» INFORMATION PROVIDED:

◇ ◇ ◇ ◇

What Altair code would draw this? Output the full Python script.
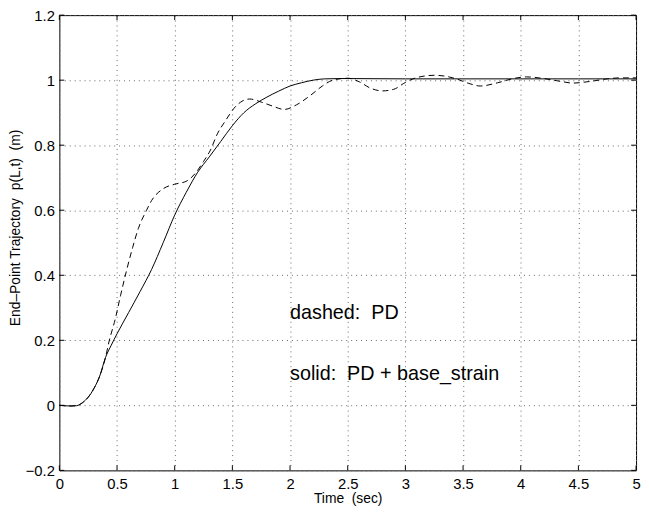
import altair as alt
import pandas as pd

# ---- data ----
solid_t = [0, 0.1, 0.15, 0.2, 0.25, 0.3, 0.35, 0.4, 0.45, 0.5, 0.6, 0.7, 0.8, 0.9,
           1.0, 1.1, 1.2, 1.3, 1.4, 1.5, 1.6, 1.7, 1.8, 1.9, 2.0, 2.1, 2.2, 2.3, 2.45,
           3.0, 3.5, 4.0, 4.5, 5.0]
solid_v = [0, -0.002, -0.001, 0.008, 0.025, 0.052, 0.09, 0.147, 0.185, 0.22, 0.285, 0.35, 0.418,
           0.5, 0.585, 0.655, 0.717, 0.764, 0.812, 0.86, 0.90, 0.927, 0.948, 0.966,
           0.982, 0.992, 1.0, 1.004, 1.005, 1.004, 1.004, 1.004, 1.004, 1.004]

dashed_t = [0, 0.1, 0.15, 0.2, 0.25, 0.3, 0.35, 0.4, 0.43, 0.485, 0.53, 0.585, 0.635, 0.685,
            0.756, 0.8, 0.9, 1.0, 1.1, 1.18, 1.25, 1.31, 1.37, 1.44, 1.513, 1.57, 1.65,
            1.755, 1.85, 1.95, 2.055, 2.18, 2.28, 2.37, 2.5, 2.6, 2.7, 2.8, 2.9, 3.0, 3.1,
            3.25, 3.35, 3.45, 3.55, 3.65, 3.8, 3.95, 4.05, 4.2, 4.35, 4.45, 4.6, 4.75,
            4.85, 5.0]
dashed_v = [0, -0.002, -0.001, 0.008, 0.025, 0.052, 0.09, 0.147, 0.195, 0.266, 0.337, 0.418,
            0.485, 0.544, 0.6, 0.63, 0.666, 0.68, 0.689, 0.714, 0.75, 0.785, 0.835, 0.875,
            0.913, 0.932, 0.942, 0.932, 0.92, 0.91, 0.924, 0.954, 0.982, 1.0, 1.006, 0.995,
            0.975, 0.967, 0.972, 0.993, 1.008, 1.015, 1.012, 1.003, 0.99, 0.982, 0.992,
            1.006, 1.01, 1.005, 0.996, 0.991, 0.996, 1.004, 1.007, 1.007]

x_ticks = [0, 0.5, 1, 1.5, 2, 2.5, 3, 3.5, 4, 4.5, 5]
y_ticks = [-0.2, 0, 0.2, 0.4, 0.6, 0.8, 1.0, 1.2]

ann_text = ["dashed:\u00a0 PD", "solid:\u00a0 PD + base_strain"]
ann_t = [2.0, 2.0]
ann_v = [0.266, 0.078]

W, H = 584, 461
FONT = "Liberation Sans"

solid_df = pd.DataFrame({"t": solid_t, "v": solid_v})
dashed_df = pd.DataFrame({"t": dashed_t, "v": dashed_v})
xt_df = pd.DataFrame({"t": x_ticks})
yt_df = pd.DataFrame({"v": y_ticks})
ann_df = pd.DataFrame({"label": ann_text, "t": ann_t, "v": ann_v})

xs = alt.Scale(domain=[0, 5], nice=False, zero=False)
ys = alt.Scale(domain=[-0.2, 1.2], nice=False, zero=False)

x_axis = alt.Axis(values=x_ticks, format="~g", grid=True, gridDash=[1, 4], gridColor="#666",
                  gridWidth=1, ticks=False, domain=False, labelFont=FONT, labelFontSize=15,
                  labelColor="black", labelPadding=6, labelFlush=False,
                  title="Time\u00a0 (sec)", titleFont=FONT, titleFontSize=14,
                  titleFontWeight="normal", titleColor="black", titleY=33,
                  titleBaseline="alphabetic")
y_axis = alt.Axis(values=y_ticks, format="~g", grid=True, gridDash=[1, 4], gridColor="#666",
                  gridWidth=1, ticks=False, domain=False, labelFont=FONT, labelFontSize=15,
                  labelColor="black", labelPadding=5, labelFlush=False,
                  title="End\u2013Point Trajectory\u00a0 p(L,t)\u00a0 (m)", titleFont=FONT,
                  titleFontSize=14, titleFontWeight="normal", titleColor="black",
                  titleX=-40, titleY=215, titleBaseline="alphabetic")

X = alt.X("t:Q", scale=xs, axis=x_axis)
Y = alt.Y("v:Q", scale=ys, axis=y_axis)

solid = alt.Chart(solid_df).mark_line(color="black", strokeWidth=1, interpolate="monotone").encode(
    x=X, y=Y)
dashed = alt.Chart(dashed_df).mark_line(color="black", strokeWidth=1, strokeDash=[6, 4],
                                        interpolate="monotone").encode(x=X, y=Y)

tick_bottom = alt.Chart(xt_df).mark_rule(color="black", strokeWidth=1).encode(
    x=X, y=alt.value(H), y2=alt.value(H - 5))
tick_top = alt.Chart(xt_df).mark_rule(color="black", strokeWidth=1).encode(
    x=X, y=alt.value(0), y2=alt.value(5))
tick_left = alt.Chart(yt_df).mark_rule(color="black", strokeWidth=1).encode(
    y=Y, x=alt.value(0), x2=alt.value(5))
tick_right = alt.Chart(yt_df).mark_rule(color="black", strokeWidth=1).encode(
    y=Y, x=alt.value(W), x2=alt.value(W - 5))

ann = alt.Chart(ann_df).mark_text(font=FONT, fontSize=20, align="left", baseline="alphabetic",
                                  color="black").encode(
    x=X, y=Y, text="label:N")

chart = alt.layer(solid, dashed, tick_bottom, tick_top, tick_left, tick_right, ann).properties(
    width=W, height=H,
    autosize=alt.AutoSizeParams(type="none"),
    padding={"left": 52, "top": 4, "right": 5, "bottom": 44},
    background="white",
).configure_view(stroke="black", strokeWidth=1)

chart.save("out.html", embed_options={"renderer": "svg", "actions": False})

◇ ◇ ◇ ◇

» WHAT YOU ARE ASKED TO DO: Skip the pictures and restate exactly the lines from the beginning of the listing to the line with "1.004, 1.004, 1.004]", that line included.

» THE REPLY:
What Altair code would draw this? Output the full Python script.
import altair as alt
import pandas as pd

# ---- data ----
solid_t = [0, 0.1, 0.15, 0.2, 0.25, 0.3, 0.35, 0.4, 0.45, 0.5, 0.6, 0.7, 0.8, 0.9,
           1.0, 1.1, 1.2, 1.3, 1.4, 1.5, 1.6, 1.7, 1.8, 1.9, 2.0, 2.1, 2.2, 2.3, 2.45,
           3.0, 3.5, 4.0, 4.5, 5.0]
solid_v = [0, -0.002, -0.001, 0.008, 0.025, 0.052, 0.09, 0.147, 0.185, 0.22, 0.285, 0.35, 0.418,
           0.5, 0.585, 0.655, 0.717, 0.764, 0.812, 0.86, 0.90, 0.927, 0.948, 0.966,
           0.982, 0.992, 1.0, 1.004, 1.005, 1.004, 1.004, 1.004, 1.004, 1.004]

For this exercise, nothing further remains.